Entries with chart source code:
━━━

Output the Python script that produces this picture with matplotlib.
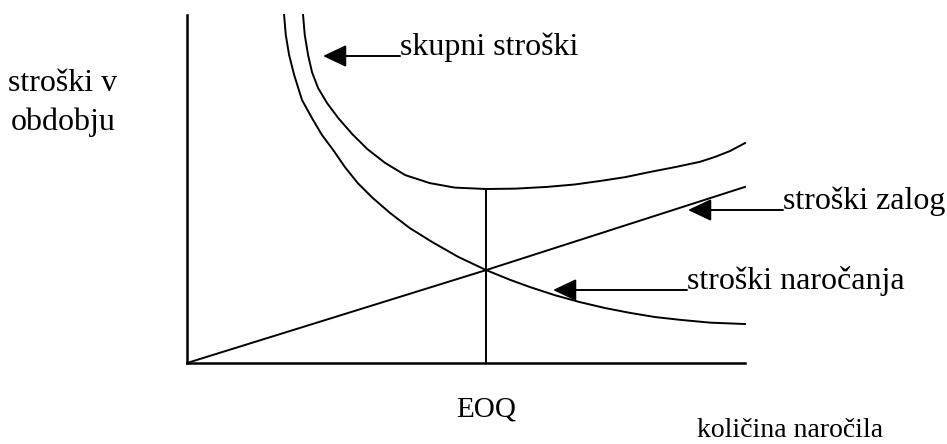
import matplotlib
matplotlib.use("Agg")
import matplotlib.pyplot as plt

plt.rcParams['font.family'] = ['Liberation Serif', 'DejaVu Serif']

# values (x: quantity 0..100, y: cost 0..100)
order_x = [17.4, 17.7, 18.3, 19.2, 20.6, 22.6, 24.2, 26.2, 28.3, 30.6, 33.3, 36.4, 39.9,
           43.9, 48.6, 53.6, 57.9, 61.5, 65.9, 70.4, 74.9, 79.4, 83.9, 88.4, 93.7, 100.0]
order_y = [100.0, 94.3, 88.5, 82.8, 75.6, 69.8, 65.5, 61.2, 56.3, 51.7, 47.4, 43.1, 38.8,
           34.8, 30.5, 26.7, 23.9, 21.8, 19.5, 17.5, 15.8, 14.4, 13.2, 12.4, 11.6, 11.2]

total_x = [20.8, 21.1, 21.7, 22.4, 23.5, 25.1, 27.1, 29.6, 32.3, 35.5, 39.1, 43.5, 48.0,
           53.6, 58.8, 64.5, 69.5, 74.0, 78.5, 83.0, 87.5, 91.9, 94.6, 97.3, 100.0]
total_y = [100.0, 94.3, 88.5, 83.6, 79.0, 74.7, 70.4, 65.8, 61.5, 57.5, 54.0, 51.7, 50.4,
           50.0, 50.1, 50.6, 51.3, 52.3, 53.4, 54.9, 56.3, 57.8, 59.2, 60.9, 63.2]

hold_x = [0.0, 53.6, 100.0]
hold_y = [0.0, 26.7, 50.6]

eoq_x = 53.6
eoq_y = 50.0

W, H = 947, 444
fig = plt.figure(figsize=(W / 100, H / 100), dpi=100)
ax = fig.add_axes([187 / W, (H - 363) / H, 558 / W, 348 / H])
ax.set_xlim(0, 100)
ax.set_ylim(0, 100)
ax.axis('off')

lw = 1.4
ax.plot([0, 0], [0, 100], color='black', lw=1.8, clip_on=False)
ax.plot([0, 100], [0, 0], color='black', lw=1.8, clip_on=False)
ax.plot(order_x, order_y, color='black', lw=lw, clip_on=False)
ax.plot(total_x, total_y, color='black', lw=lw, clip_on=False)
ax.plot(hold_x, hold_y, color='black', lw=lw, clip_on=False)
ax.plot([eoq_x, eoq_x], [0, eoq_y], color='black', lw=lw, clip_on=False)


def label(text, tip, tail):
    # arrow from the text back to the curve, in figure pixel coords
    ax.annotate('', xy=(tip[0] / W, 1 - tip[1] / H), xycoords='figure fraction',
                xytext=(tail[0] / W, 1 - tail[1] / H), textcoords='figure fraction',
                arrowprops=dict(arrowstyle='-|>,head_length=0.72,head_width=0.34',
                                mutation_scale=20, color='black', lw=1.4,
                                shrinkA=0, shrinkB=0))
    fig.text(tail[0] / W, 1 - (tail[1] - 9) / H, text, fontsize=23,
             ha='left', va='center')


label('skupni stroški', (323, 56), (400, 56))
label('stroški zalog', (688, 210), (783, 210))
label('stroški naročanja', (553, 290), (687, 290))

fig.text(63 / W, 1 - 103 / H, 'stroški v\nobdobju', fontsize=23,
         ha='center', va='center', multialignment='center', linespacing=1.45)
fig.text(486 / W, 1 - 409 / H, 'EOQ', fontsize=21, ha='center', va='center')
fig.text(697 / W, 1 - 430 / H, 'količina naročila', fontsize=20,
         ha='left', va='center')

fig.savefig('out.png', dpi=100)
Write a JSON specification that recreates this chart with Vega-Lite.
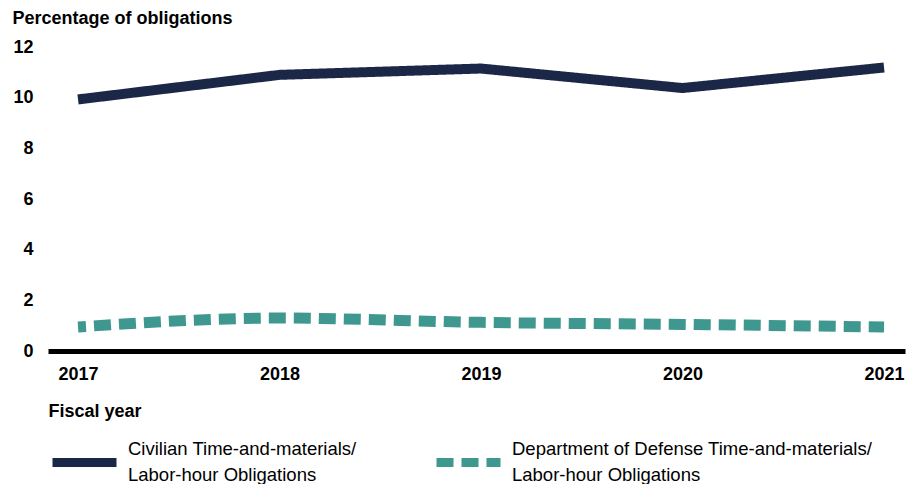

━━━

# [Work to do]
Reproduce each line word for word and drop the pictures.

# [Exercise result]
Output the Python script that produces this picture with matplotlib.
import matplotlib
matplotlib.use("Agg")
import matplotlib.pyplot as plt

plt.rcParams['font.family'] = ['Liberation Serif', 'DejaVu Serif']

# values (x: quantity 0..100, y: cost 0..100)
order_x = [17.4, 17.7, 18.3, 19.2, 20.6, 22.6, 24.2, 26.2, 28.3, 30.6, 33.3, 36.4, 39.9,
           43.9, 48.6, 53.6, 57.9, 61.5, 65.9, 70.4, 74.9, 79.4, 83.9, 88.4, 93.7, 100.0]
order_y = [100.0, 94.3, 88.5, 82.8, 75.6, 69.8, 65.5, 61.2, 56.3, 51.7, 47.4, 43.1, 38.8,
           34.8, 30.5, 26.7, 23.9, 21.8, 19.5, 17.5, 15.8, 14.4, 13.2, 12.4, 11.6, 11.2]

total_x = [20.8, 21.1, 21.7, 22.4, 23.5, 25.1, 27.1, 29.6, 32.3, 35.5, 39.1, 43.5, 48.0,
           53.6, 58.8, 64.5, 69.5, 74.0, 78.5, 83.0, 87.5, 91.9, 94.6, 97.3, 100.0]
total_y = [100.0, 94.3, 88.5, 83.6, 79.0, 74.7, 70.4, 65.8, 61.5, 57.5, 54.0, 51.7, 50.4,
           50.0, 50.1, 50.6, 51.3, 52.3, 53.4, 54.9, 56.3, 57.8, 59.2, 60.9, 63.2]

hold_x = [0.0, 53.6, 100.0]
hold_y = [0.0, 26.7, 50.6]

eoq_x = 53.6
eoq_y = 50.0

W, H = 947, 444
fig = plt.figure(figsize=(W / 100, H / 100), dpi=100)
ax = fig.add_axes([187 / W, (H - 363) / H, 558 / W, 348 / H])
ax.set_xlim(0, 100)
ax.set_ylim(0, 100)
ax.axis('off')

lw = 1.4
ax.plot([0, 0], [0, 100], color='black', lw=1.8, clip_on=False)
ax.plot([0, 100], [0, 0], color='black', lw=1.8, clip_on=False)
ax.plot(order_x, order_y, color='black', lw=lw, clip_on=False)
ax.plot(total_x, total_y, color='black', lw=lw, clip_on=False)
ax.plot(hold_x, hold_y, color='black', lw=lw, clip_on=False)
ax.plot([eoq_x, eoq_x], [0, eoq_y], color='black', lw=lw, clip_on=False)


def label(text, tip, tail):
    # arrow from the text back to the curve, in figure pixel coords
    ax.annotate('', xy=(tip[0] / W, 1 - tip[1] / H), xycoords='figure fraction',
                xytext=(tail[0] / W, 1 - tail[1] / H), textcoords='figure fraction',
                arrowprops=dict(arrowstyle='-|>,head_length=0.72,head_width=0.34',
                                mutation_scale=20, color='black', lw=1.4,
                                shrinkA=0, shrinkB=0))
    fig.text(tail[0] / W, 1 - (tail[1] - 9) / H, text, fontsize=23,
             ha='left', va='center')


label('skupni stroški', (323, 56), (400, 56))
label('stroški zalog', (688, 210), (783, 210))
label('stroški naročanja', (553, 290), (687, 290))

fig.text(63 / W, 1 - 103 / H, 'stroški v\nobdobju', fontsize=23,
         ha='center', va='center', multialignment='center', linespacing=1.45)
fig.text(486 / W, 1 - 409 / H, 'EOQ', fontsize=21, ha='center', va='center')
fig.text(697 / W, 1 - 430 / H, 'količina naročila', fontsize=20,
         ha='left', va='center')

fig.savefig('out.png', dpi=100)
Write a JSON specification that recreates this chart with Vega-Lite.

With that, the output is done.